C'est pourquoi leur récente stratégie consiste à alerter les médias nationaux, le premier ministre et les actionnaires minoritaires québécois d'Osisko, dont le Fonds de solidarité FTQ et Bâtirente. Le conseiller régional de la FTQ, Gilles Chapadeau, a transmis leur dossier au Fonds de solidarité en lui recommandant d'intervenir. Le Fonds détient 29 millions de dollars de participations dans Osisko, selon M. Chapadeau. Le Fonds de solidarité n'a pas retourné nos appels. Chez Bâtirente, le directeur de la gestion des risques extrafinanciers, François Meloche, se dit préoccupé et entend soulever la question auprès de l'entreprise en 2012. «Il me semble que ce serait mieux pour tout le monde qu'Osisko dédommage ces personnes», dit-il. Mais il se demande jusqu'où la minière devra aller.
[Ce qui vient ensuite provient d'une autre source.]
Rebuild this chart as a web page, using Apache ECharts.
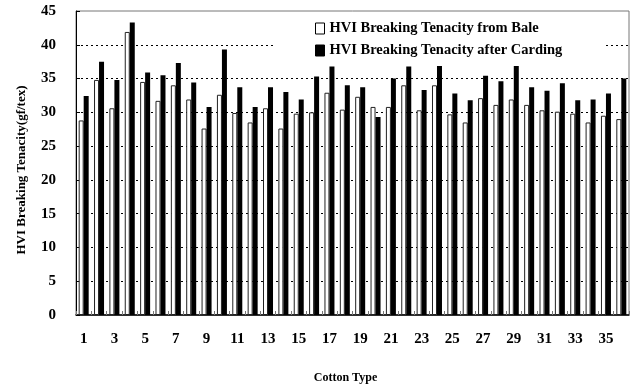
<!DOCTYPE html>
<html>
<head>
<meta charset="utf-8">
<script src="https://cdn.jsdelivr.net/npm/echarts@6/dist/echarts.min.js"></script>
<style>
  html, body { margin: 0; padding: 0; background: #fff; }
  #chart { width: 633px; height: 389px; }
</style>
</head>
<body>
<div id="chart"></div>
<script>
// Cotton types 1..36
var cottonTypes = [];
for (var i = 1; i <= 36; i++) cottonTypes.push(String(i));

// HVI breaking tenacity (gf/tex), measured from the bale
var fromBale = [28.8, 34.8, 30.6, 41.9, 34.5, 31.7, 34.0, 31.9, 27.6, 32.6, 29.9, 28.5,
                30.6, 27.6, 29.8, 30.0, 32.9, 30.4, 32.3, 30.8, 30.8, 34.0, 30.3, 34.0,
                29.7, 28.5, 32.1, 31.1, 31.9, 31.1, 30.3, 30.1, 29.8, 28.5, 29.5, 29.0];

// HVI breaking tenacity (gf/tex), measured after carding
var afterCarding = [32.4, 37.5, 34.8, 43.3, 35.9, 35.5, 37.3, 34.4, 30.8, 39.3, 33.7, 30.8,
                    33.7, 33.0, 31.9, 35.3, 36.8, 34.0, 33.7, 29.3, 35.0, 36.8, 33.3, 37.1,
                    32.8, 31.8, 35.4, 34.6, 37.7, 33.7, 33.2, 34.3, 31.8, 31.9, 32.8, 35.0];

var seriesNames = ['HVI Breaking Tenacity from Bale', 'HVI Breaking Tenacity after Carding'];

var serif = '"Liberation Serif", "Times New Roman", serif';

var chart = echarts.init(document.getElementById('chart'));
chart.setOption({
  animation: false,
  backgroundColor: '#fff',
  textStyle: { fontFamily: serif },
  grid: {
    left: 76, right: 4, top: 11, bottom: 71,
    show: true, borderColor: '#777', borderWidth: 1, backgroundColor: 'transparent'
  },
  legend: {
    orient: 'vertical',
    left: 273, top: 13,
    padding: [8, 42, 8, 42],
    backgroundColor: '#fff',
    itemWidth: 9, itemHeight: 11, itemGap: 7,
    icon: 'rect',
    textStyle: { fontFamily: serif, fontWeight: 'bold', fontSize: 14.5, color: '#000', lineHeight: 15 },
    data: [
      { name: seriesNames[0], itemStyle: { color: '#fff', borderColor: '#000', borderWidth: 1 } },
      { name: seriesNames[1], itemStyle: { color: '#000', borderColor: '#000', borderWidth: 1 } }
    ]
  },
  xAxis: {
    type: 'category',
    data: cottonTypes,
    name: 'Cotton Type',
    nameLocation: 'middle',
    nameGap: 57,
    nameTextStyle: { fontFamily: serif, fontWeight: 'bold', fontSize: 12, color: '#000', padding: [0, 14, 0, 0] },
    axisLine: { lineStyle: { color: '#000', width: 1.5 } },
    axisTick: { show: true, inside: true, length: 4, interval: 0, lineStyle: { color: '#777' } },
    axisLabel: { interval: 1, margin: 17, fontFamily: serif, fontWeight: 'bold', fontSize: 15, color: '#000' },
    splitLine: { show: false }
  },
  yAxis: {
    type: 'value',
    min: 0, max: 45, interval: 5,
    name: 'HVI Breaking Tenacity(gf/tex)',
    nameLocation: 'middle',
    nameGap: 48,
    nameTextStyle: { fontFamily: serif, fontWeight: 'bold', fontSize: 13, color: '#000', padding: [0, 14, 0, 0] },
    axisLine: { show: true, lineStyle: { color: '#000', width: 1 } },
    axisTick: { show: true, inside: true, length: 4, lineStyle: { color: '#000' } },
    axisLabel: { margin: 20, fontFamily: serif, fontWeight: 'bold', fontSize: 15, color: '#000' },
    splitLine: { show: true, showMinLine: false, showMaxLine: false, lineStyle: { color: '#000', width: 1, type: [2, 3] } }
  },
  series: [
    {
      name: seriesNames[0],
      type: 'bar',
      data: fromBale,
      barWidth: 5,
      barGap: '0%',
      itemStyle: { color: '#fff', borderColor: '#222', borderWidth: 1 }
    },
    {
      name: seriesNames[1],
      type: 'bar',
      data: afterCarding,
      barWidth: 5,
      itemStyle: { color: '#000', borderColor: '#000', borderWidth: 0 }
    }
  ]
});
</script>
</body>
</html>
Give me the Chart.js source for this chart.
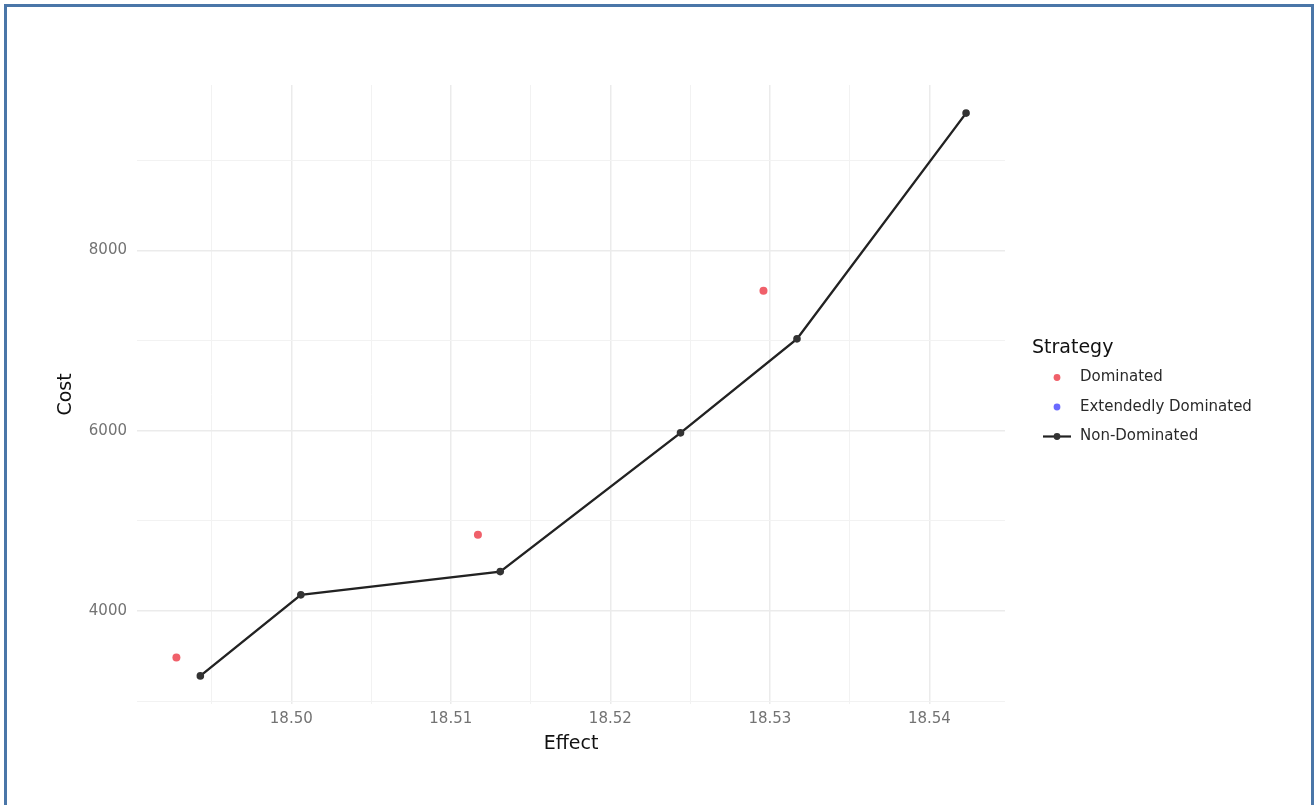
<!DOCTYPE html>
<html>
<head>
    <script src="https://cdn.jsdelivr.net/npm/chart.js@4.4.1/dist/chart.umd.min.js"></script>
    <style>
        html, body {
            margin: 0;
            padding: 0;
            background: #fff;
            overflow: hidden;
        }

        #wrap {
            position: absolute;
            left: 0;
            top: 0;
            width: 1315px;
            height: 805px;
        }

        #frame {
            position: absolute;
            left: 4px;
            top: 4px;
            width: 1304px;
            height: 900px;
            border: 3px solid #4a76a8;
            pointer-events: none;
        }
    </style>
</head>
<body>
<div id="wrap">
    <canvas id="myChart"></canvas>
</div>
<div id="frame"></div>

<script>
    // values
    const domEffect = [18.4928, 18.5117, 18.5296];
    const domCost = [3483, 4845, 7553];

    const extEffect = [];
    const extCost = [];

    const nonDomEffect = [18.4943, 18.5006, 18.5131, 18.5244, 18.5317, 18.5423];
    const nonDomCost = [3280, 4179, 4437, 5977, 7020, 9525];

    const xTicks = [18.495, 18.50, 18.505, 18.51, 18.515, 18.52, 18.525, 18.53, 18.535, 18.54];
    const yTicks = [3000, 4000, 5000, 6000, 7000, 8000, 9000];
    const xMajor = [18.50, 18.51, 18.52, 18.53, 18.54];
    const yMajor = [4000, 6000, 8000];

    const FONT = '"DejaVu Sans", "Liberation Sans", sans-serif';

    function toPoints(xs, ys) {
        return xs.map((x, i) => ({x: x, y: ys[i]}));
    }

    function isMajor(list, v) {
        return list.some(m => Math.abs(m - v) < 1e-7);
    }

    // ggplot-like legend on the right
    const strategyLegend = {
        id: 'strategyLegend',
        afterDraw(chart) {
            const ctx = chart.ctx;
            const x0 = chart.chartArea.right + 27;
            ctx.save();
            ctx.fillStyle = '#111';
            ctx.font = '19px ' + FONT;
            ctx.textBaseline = 'middle';
            ctx.fillText('Strategy', x0, 348);

            ctx.font = '15px ' + FONT;
            chart.data.datasets.forEach((ds, i) => {
                const y = 377.5 + i * 29.5;
                const cx = x0 + 25;
                if (ds.showLine) {
                    ctx.strokeStyle = ds.borderColor;
                    ctx.lineWidth = 2.2;
                    ctx.beginPath();
                    ctx.moveTo(cx - 14, y);
                    ctx.lineTo(cx + 14, y);
                    ctx.stroke();
                }
                ctx.fillStyle = ds.pointBackgroundColor;
                ctx.beginPath();
                ctx.arc(cx, y, 3.4, 0, Math.PI * 2);
                ctx.fill();
                ctx.fillStyle = '#2a2a2a';
                ctx.fillText(ds.label, x0 + 48, y);
            });
            ctx.restore();
        }
    };

    const ctx = document.getElementById('myChart').getContext('2d');
    const myChart = new Chart(ctx, {
        type: 'scatter',
        data: {
            datasets: [
                {
                    label: 'Dominated',
                    data: toPoints(domEffect, domCost),
                    showLine: false,
                    pointRadius: 4,
                    pointBackgroundColor: '#f0606a',
                    pointBorderWidth: 0,
                    borderColor: '#f0606a'
                },
                {
                    label: 'Extendedly Dominated',
                    data: toPoints(extEffect, extCost),
                    showLine: false,
                    pointRadius: 4,
                    pointBackgroundColor: '#6a6aff',
                    pointBorderWidth: 0,
                    borderColor: '#6a6aff'
                },
                {
                    label: 'Non-Dominated',
                    data: toPoints(nonDomEffect, nonDomCost),
                    showLine: true,
                    borderColor: '#222',
                    borderWidth: 2.4,
                    pointRadius: 3.8,
                    pointBackgroundColor: '#333',
                    pointBorderWidth: 0,
                    tension: 0
                }
            ]
        },
        options: {
            responsive: true,
            maintainAspectRatio: false,
            animation: false,
            layout: {
                padding: {top: 85, right: 310, left: 0, bottom: 0}
            },
            plugins: {
                legend: {display: false},
                tooltip: {enabled: false}
            },
            scales: {
                x: {
                    type: 'linear',
                    min: 18.49033,
                    max: 18.54474,
                    afterBuildTicks: scale => {
                        scale.ticks = xTicks.map(v => ({value: v}));
                    },
                    afterFit: scale => {
                        scale.height = 101;
                    },
                    border: {display: false},
                    grid: {
                        drawTicks: false,
                        color: c => isMajor(xMajor, c.tick.value) ? '#ebebeb' : '#f2f2f2',
                        lineWidth: c => isMajor(xMajor, c.tick.value) ? 1.5 : 1
                    },
                    ticks: {
                        autoSkip: false,
                        maxRotation: 0,
                        padding: 6,
                        color: '#737373',
                        font: {family: FONT, size: 15},
                        callback: v => isMajor(xMajor, v) ? v.toFixed(2) : ''
                    },
                    title: {
                        display: true,
                        text: 'Effect',
                        color: '#111',
                        font: {family: FONT, size: 19},
                        padding: {top: 50, bottom: 50}
                    }
                },
                y: {
                    type: 'linear',
                    min: 2968,
                    max: 9837,
                    afterBuildTicks: scale => {
                        scale.ticks = yTicks.map(v => ({value: v}));
                    },
                    afterFit: scale => {
                        scale.width = 137;
                    },
                    border: {display: false},
                    grid: {
                        drawTicks: false,
                        color: c => isMajor(yMajor, c.tick.value) ? '#ebebeb' : '#f2f2f2',
                        lineWidth: c => isMajor(yMajor, c.tick.value) ? 1.5 : 1
                    },
                    ticks: {
                        autoSkip: false,
                        padding: 10,
                        color: '#737373',
                        font: {family: FONT, size: 15},
                        callback: v => isMajor(yMajor, v) ? String(v) : ''
                    },
                    title: {
                        display: true,
                        text: 'Cost',
                        color: '#111',
                        font: {family: FONT, size: 19},
                        padding: {top: 55, bottom: 55}
                    }
                }
            }
        },
        plugins: [strategyLegend]
    });
</script>

</body>
</html>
Les quelques commerçants qui restent derrière la maison des Lamothe voudront-ils eux aussi déménager ? Sans parler de l'église, à deux pas de la mine...

Le mur

Hauteur : 15 m

Largeur au sommet : 5 m

Largeur à la base : 48 m

39,9 M$

Bénéfice net d'exploitation de la mine depuis le début de la production commerciale en mai 2011 jusqu'au 30 septembre.

Source: Rapport financier, Osisko

Juin 2006

Osisko crée un groupe de consultation de la communauté pour informer la population de son projet de mine d'or à ciel ouvert en milieu urbain.

Juin 2008

Ouverture du Centre de relations communautaires d'Osisko.

Automne 2008 Achat de gré à gré et déménagement de 150 maisons et de cinq institutions. Création du comité de vigilance de Malartic.

Printemps 2009

Audiences du BAPE ; poursuite des déménagements et début des travaux.

Août 2010

Création du Regroupement des citoyens du quartier sud de Malartic et rencontres avec Osisko.

Mars 2011

Osisko signe une lettre d'entente offrant du soutien juridique aux membres du Regroupement.

Avril 2011

Le premier lingot d'or est coulé. Démarrage, le mois suivant, de la production commerciale.

Octobre 2011

Osisko envoie une lettre à neuf propriétaires expliquant qu'elle refuse de racheter leurs maisons.